There are a couple of reasons that result in the unpredictable nature of litigation, even when the law seems as clear as day on how the dispute should be resolved. One, it is not till after the lawsuit is filed that a judge is assigned to handle the case. The judge assigned may be knowledgeable about the facts, fallacies, and legal issues that underpin and constitute the lawsuit based on experience. However, the opposite may also be true. Second, though the parties to the lawsuit may conduct as intensive and extensive a research as possible on the rulings that the judge made on previous cases that were akin to this one, and even get a bit of understanding in the temperament id the judge, it is not always the case that the judge will be consistent in the new case. Third, the jury. The jury is unpredictable and can be swayed by emotions, the charm of the lawyer or witnesses brought forward, human nature, and even preexisting feelings towards a certain party, as opposed to the facts of the case. This is a particular problem when large sums of money are involved.
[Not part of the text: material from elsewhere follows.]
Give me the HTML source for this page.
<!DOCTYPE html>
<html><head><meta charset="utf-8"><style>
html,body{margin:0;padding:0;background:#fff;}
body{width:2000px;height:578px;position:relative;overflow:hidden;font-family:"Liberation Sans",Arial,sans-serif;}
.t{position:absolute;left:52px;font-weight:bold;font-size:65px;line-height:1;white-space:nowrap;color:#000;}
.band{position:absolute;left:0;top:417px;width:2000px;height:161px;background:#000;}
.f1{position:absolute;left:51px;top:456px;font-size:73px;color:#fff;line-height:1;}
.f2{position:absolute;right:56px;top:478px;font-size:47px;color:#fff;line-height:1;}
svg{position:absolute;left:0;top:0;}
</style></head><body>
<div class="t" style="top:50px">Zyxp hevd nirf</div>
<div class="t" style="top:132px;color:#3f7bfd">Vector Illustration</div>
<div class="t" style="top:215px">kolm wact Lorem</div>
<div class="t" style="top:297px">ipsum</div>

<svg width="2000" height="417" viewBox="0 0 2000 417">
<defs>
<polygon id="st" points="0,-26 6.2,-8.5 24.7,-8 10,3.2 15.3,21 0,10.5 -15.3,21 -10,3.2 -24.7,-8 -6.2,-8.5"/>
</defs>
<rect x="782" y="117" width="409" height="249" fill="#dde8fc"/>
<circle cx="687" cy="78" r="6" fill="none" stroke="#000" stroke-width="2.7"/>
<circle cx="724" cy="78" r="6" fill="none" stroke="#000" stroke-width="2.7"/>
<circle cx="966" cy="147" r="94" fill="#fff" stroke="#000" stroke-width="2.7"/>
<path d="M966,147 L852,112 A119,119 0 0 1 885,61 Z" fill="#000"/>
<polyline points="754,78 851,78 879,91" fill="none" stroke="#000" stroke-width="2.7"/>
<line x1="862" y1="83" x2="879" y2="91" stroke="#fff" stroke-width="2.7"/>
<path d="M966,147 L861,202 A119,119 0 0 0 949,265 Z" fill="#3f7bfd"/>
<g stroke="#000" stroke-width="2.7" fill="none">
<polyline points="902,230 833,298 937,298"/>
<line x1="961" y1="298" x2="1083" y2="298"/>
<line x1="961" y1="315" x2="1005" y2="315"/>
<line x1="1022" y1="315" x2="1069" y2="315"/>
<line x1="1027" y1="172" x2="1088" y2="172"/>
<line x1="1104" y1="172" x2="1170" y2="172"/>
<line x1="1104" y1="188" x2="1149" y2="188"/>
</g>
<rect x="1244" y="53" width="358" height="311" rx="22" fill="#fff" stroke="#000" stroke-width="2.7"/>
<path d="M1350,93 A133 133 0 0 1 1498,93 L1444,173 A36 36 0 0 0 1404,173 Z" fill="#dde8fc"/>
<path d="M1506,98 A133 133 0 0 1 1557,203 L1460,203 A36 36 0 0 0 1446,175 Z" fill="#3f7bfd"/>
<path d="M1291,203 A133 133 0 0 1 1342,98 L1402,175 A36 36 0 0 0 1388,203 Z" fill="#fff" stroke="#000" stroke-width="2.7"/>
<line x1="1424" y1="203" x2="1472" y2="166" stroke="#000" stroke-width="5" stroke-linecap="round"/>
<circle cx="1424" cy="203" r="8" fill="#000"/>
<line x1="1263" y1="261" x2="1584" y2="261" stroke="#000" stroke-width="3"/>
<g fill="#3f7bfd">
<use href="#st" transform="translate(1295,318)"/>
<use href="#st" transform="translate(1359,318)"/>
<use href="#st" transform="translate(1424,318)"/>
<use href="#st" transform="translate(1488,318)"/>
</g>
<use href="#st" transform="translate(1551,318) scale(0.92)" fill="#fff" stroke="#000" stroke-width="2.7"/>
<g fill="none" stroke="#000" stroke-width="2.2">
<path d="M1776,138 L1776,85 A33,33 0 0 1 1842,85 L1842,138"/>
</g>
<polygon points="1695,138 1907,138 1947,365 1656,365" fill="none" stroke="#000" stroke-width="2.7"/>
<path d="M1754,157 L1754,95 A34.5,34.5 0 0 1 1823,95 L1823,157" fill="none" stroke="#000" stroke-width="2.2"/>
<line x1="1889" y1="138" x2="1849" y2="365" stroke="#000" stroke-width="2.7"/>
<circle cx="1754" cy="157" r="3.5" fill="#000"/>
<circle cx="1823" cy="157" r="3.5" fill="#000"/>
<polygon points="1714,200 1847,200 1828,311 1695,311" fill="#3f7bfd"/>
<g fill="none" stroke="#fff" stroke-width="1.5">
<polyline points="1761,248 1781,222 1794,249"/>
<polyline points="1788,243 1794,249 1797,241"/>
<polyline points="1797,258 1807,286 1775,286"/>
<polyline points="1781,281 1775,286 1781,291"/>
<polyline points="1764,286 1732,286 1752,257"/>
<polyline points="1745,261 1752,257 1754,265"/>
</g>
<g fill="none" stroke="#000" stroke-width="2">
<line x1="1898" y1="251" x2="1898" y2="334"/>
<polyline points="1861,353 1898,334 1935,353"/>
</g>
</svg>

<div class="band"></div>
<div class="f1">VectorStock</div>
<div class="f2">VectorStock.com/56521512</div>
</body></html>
Finally, if the case involves a lot of complex facts and processes that only those that have been in the industry for a long time will be able to fully understand. These industry-specific minutiae will be a hard concept for both the judge and the jury to understand, and they may get a bit confused. This means that the decision that is eventually passed will not be one that reflects the facts of the case. On the other hand, arbitration is a bit more predictable for the participants. The parties in the dispute will choose at least one arbitrator who will be hearing their case, according to Emsleys. Moreover, the arbitrators that have been chosen will have some experience in the field or industry that the dispute is based in, and thus they will be able to make informed decisions. They are more likely, when compared to judges, to be able to resolve the dispute without being distracted by emotions, feelings, and charm. Since the arbitrators are hired and paid by the parties involved, they are incentivized to make clear, fair, and right decisions. If they fail to do so, they will be branded as uniform and biased, and thus will be to the detriment of their reputation, and will hinder them from being called as arbitrators to other cases.
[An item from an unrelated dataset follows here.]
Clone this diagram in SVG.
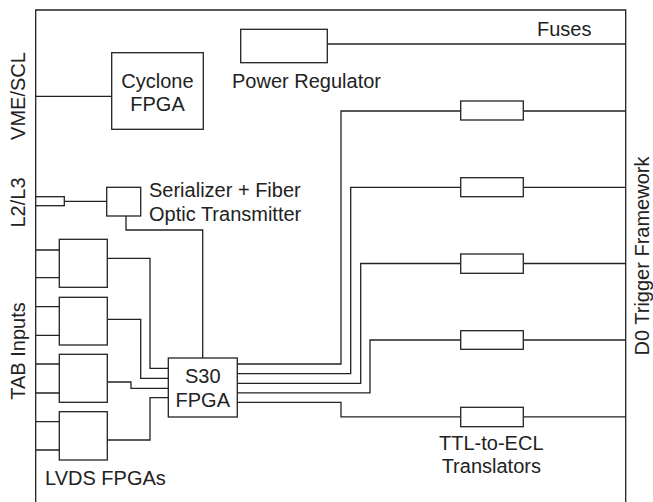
<svg xmlns="http://www.w3.org/2000/svg" width="653" height="502" viewBox="0 0 653 502">
<style>
.b{fill:#fff;stroke:#222;stroke-width:1.3}
.c{fill:none;stroke:#222;stroke-width:1.3}
text{font-family:"Liberation Sans",Arial,sans-serif;font-size:20px;fill:#222}
.m{text-anchor:middle}
</style>
<rect width="653" height="502" fill="#fff"/>
<g id="connectors">
<path class="c" d="M35.7,502 V10 H625.7 V502"/>
<path class="c" d="M327.3,44 H625.7"/>
<path class="c" d="M35.7,96.3 H111.7"/>
<path class="c" d="M64.3,201.3 H106.7"/>
<path class="c" d="M126,216 V230 H202.7 V358"/>
<path class="c" d="M35.7,250 H59.3 M35.7,277.7 H59.3 M35.7,306.7 H59.3 M35.7,335.3 H59.3 M35.7,364 H59.3 M35.7,393 H59.3 M35.7,421.7 H59.3 M35.7,450 H59.3"/>
<path class="c" d="M107.3,258.3 H150 V368.3 H168.3"/>
<path class="c" d="M107.3,319.3 H140.7 V378.3 H168.3"/>
<path class="c" d="M107.3,382 H131 V388.3 H168.3"/>
<path class="c" d="M107.3,440 H150 V397.7 H168.3"/>
<path class="c" d="M237.3,364 H341 V111 H460.7 M523.3,111 H625.7"/>
<path class="c" d="M237.3,373.7 H350.7 V187.3 H460.7 M523.3,187.3 H625.7"/>
<path class="c" d="M237.3,383.3 H360.7 V263.5 H460.7 M523.3,263.5 H625.7"/>
<path class="c" d="M237.3,392.8 H370 V340 H460.7 M523.3,340 H625.7"/>
<path class="c" d="M237.3,402.3 H341 V416.8 H460.7 M523.3,416.8 H625.7"/>
</g>
<g id="power-regulator">
<rect class="b" x="240.7" y="29.3" width="86.6" height="33.4"/>
<text x="232" y="88">Power Regulator</text>
</g>
<g id="fuses"><text x="537" y="36">Fuses</text></g>
<g id="cyclone-fpga">
<rect class="b" x="111.7" y="52.7" width="91.6" height="76.6"/>
<text class="m" x="157.5" y="87.5">Cyclone</text>
<text class="m" x="157.5" y="111">FPGA</text>
</g>
<g id="l2l3-connector"><rect class="b" x="35.7" y="196.7" width="28.6" height="9"/></g>
<g id="serializer">
<rect class="b" x="106.7" y="187.3" width="34" height="28.7"/>
<text x="149" y="196.5">Serializer + Fiber</text>
<text x="149" y="221">Optic Transmitter</text>
</g>
<g id="lvds-fpgas">
<rect class="b" x="59.3" y="239.3" width="48" height="48"/>
<rect class="b" x="59.3" y="297.3" width="48" height="47.7"/>
<rect class="b" x="59.3" y="354.3" width="48" height="48"/>
<rect class="b" x="59.3" y="411.7" width="48" height="48.3"/>
<text x="45" y="485">LVDS FPGAs</text>
</g>
<g id="s30-fpga">
<rect class="b" x="168.3" y="358" width="69" height="59"/>
<text class="m" x="202.8" y="383.3">S30</text>
<text class="m" x="202.8" y="406.7">FPGA</text>
</g>
<g id="translators">
<rect class="b" x="460.7" y="101" width="62.6" height="19"/>
<rect class="b" x="460.7" y="177.7" width="62.6" height="19"/>
<rect class="b" x="460.7" y="254" width="62.6" height="19.3"/>
<rect class="b" x="460.7" y="330.7" width="62.6" height="18.6"/>
<rect class="b" x="460.7" y="407.3" width="62.6" height="19.4"/>
<text class="m" x="491.3" y="450">TTL-to-ECL</text>
<text class="m" x="491.3" y="473.3">Translators</text>
</g>
<g id="side-labels">
<text class="m" transform="translate(24.5,96) rotate(-90)">VME/SCL</text>
<text class="m" transform="translate(24.5,202.5) rotate(-90)">L2/L3</text>
<text class="m" transform="translate(24.5,351) rotate(-90)">TAB Inputs</text>
<text class="m" transform="translate(648.5,256) rotate(-90)">D0 Trigger Framework</text>
</g>
</svg>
As aforementioned, litigants do not have the ability to choose a judge. They must conform and acquiesce to the procedures and rules that the assigned judge puts in place. They are also bound by the judge’s decision on where and when to meet for the court proceedings. This means that they will have to meet at the time and place that the judge finds most appropriate to meet, regardless of the parties’ engagements and previously established schedules. By contrast, arbitration is more flexible. Aside from choosing the arbitrators that will be in charge of the process, the parties involved will have the power to select rules they will have to abide by during the entire process. A quintessence of this is the ‘Commercial Arbitration Rules and Mediation Procedures’ by the American Arbitration Association. The parties also can tweak these rules, determine how exactly the arbitration process will proceed, and, essentially, dictate the arbitration process in its entirety. The parties also have the power to decide where and when the arbitration hearings and meetings will take place.
Difference is preference
When parties sit down during the formation of a contract and are negotiating on whether they should litigate or arbitrate when a dispute arises, if it arises, they should carefully consider the key differences between the two processes. The differences, depending on the disputes and the parties themselves, co either be pros or cons, and it is up to the persons and people involved to try and determine which one is best suited for them in a particular situation.